Потом мы сыграли капустник еще раз на отмечании юбилея в ресторане. К моменту выступления мне удалось промочить горло, и голос мой дрожал уже меньше. Нужно сказать, что к пирам у Лихачева было отношение древнерусское. Ему нравилось собирать близких людей – дома, в банкетных залах или на даче в академическом поселке Комарово. Восьмидесятилетие Дмитрия Сергеевича мы праздновали в интуристовском ресторане, потому что в обычных ресторанах (кто сейчас помнит антиалкогольную кампанию?) после семи вечера не подавали водку. Ничего, кроме вина, Лихачев не пил, но, зная, что его сотрудники не отвергают напитков и покрепче, предпринял всё, чтобы эти напитки были.

Закругляя тему пиров, вспомню последний день рождения Дмитрия Сергеевича, на котором мне довелось присутствовать.
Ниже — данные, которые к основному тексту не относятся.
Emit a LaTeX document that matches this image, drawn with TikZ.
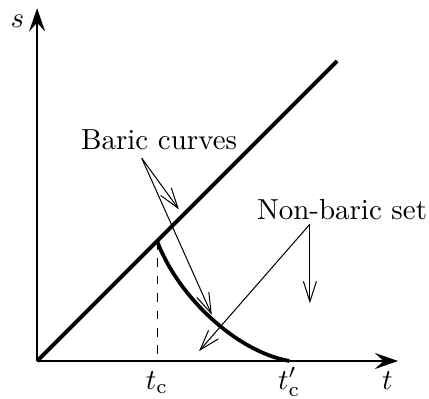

К тому времени я давно уже не пел. Под влиянием Лихачева я стал человеком письменного текста и написал ему стихотворение. В этом стихотворении отразилась, среди прочего, любимая академиком мысль, что возрождение России начнется из провинции:

Спадает зной. Вдали грустит баян.Захлопыванье ставен. Скрип ступенек.Деревня Комарово: из крестьянЗдесь ныне каждый третий академик.Мужского рода кофе на столе,Изыскан слог, и чувствуешь в волненье,Как рост образованья на селеГотовит всей России возрожденье.

Да, тогда я уже не пел. Но пока пел, слушал меня не только Дмитрий Сергеевич. Всё спетое, как выяснилось, произвело впечатление на мою соученицу по аспирантуре Таню, русскую немку из Казахстана. Лихачев называл ее «тихой душой нашего сообщества». Определение было удивительно точным. Не будучи тихой душой нашего сообщества, я проявил активность, и через год с небольшим Таня стала моей женой.

Весь этот год наши отношения мы скрывали. Нам казалось, что Дом, в который мы оба попали, подразумевает лишь один род любви – любовь к науке. Всякие иные связи, устанавливаемые между исследователями, виделись нам не то чтобы предательством – скорее дурным тоном. Мы жили в общежитии аспирантов, вполне по советским меркам неплохом. Я располагал там «койко-местом», а Таня, как аспирантка третьего курса, завершающая диссертацию, – отдельной комнатой.